Queer Angels of History (was RE: Butler....)

Yoshie Furuhashi furuhashi.1 at osu.edu
Thu Feb 11 19:55:51 PST 1999


Catherine wrote to Steve:
>>I don't see any material reason to believe that Foucault et al. really
>>advanced these movements.
>
>It depends who you ask, but a great many 'non-academic' people highly
>invested in changing the lives and contexts of gays and lesbians and other
>groups kept on the outer by ideas about heterosexual normality have found
>Foucault's own work and/or the work of people influenced by Foucault
>exceptionally useful. The same appears also to have been true of Butler. I
>am not sure on what grounds you are dismissing this.

Any oppressed group wants to know its own history. Mastering history, it seeks to recover, master, and work through subjugated knowledge (how it came to be the object of oppression) and suppressed popular memories (how its forebears or predecessors lived, struggled, survived, and sometimes even won some victories). Foucault spoke very eloquently of how (and to whose benefit) popular memories of rebellions have been erased from history.

The ruling class and its dominant ideology always seek to deny us our history and memories. Walter Benjamin's comments on the 'angel of history' are an urgent reminder, a warning even, that history is forever threatened to be 'disappeared' under capitalism, just as marxists and other leftists have been 'disappeared' so many times: "The true picture of the past flits by. The past can be seized only as an image which flashes up at the instant when it can be recognized and is never seen again." One of the most important duties of intellectuals on the Left is to help us see, to help us remember.

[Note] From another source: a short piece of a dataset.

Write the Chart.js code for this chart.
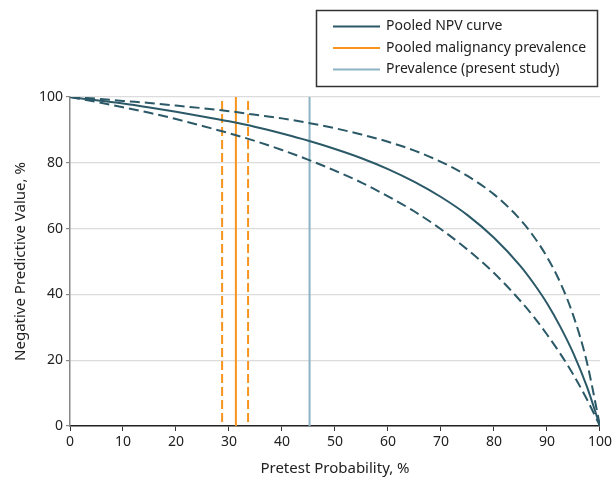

There are, for instance, wonderful documentaries about Chile, directed by Patricio Guzman: _The Battle of Chile (Part I: The Insurrection of the Bourgeoisie and Part II: The Coup d'Etat)_ (1975); and _Chile, Obstinate Memory_ (1997). _The Battle of Chile_ documents what people--workers, peasants, students, political activists, and also reactionary bourgeois agitators against Salvador Allende--did and said from the period just before the election to the last days of Allende and democracy. Guzman almost lost his life filming what was happening in an atmosphere of increasing right-wing terror. In fact, in one extraordinary scene, the camera records the death of the man behind the camera, focusing on a group of revolting soldiers as one of them takes aim and shoots directly at the photographer (who was an Argentinean TV cameraman. Guzman's own cinematographer Jorge Muller will also eventually be killed in one of Pinochet's torture camps in 1974). Even though the film is about the defeat of the working class and of a dream of socialism in Chile, anyone who cares about democracy, not to mention socialism, cannot but be deeply moved and inspired by powerful pictures of immense masses of people, filling up streets after streets, waving banners, shouting, "Allende, we will protect you!" The film is subtitled "The Story of People Without Arms." Across time, the documentary allows us to receive a gift of arms from people without arms, for memories are weapons for struggles in the present and for the future. (But will we accept the gift? For as Benjamin says, "Gifts must affect the receiver to the point of shock.")

_Chile, Obstinate Memory_, on the other hand, depicts a tragedy of people denied popular memories, even a proper time and place to grieve the loss of friends, comrades, and their own dreams. Guzman returned from exile and visited Chile with the film _The Battle of Chile_, which he had not been able to show there before, in search of obstinate memories he might uncover. One of the most striking sequences shows a woman whose images were captured by _The Battle of Chile_. When asked if she could recognize her in the film, she hesitates and cannot answer the question. She goes on to deny that it was her, even. Then, in the next shot, she recounts the names of her disappeared family members, as the camera focuses on her face. The sequence (as well as the entire film) is an eloquent testimony to the difficulty, possibility, and finally necessity of recovering history.

The same arduous task of uncovering our own history (wihtout knowing how to do so properly, for sexuality has not existed 'out there,' merely waiting to be discovered) still faces all of us who refuse to be 'straightened out' by the heterosexual mystique (to use Jonathan Ned Katz's words): the idea that heterosexuality as we know it has always existed and will remain till the end of the earth. Foucault's genealogy & archeology of course did not give us all answers, but they were not meant to yield any such things. He told us (along with Marx & Engels, only in a different way) how to look and where we might search. That is more contribution to our struggles than we have the right to expect from one intellectual. We'll need more queer angels of history.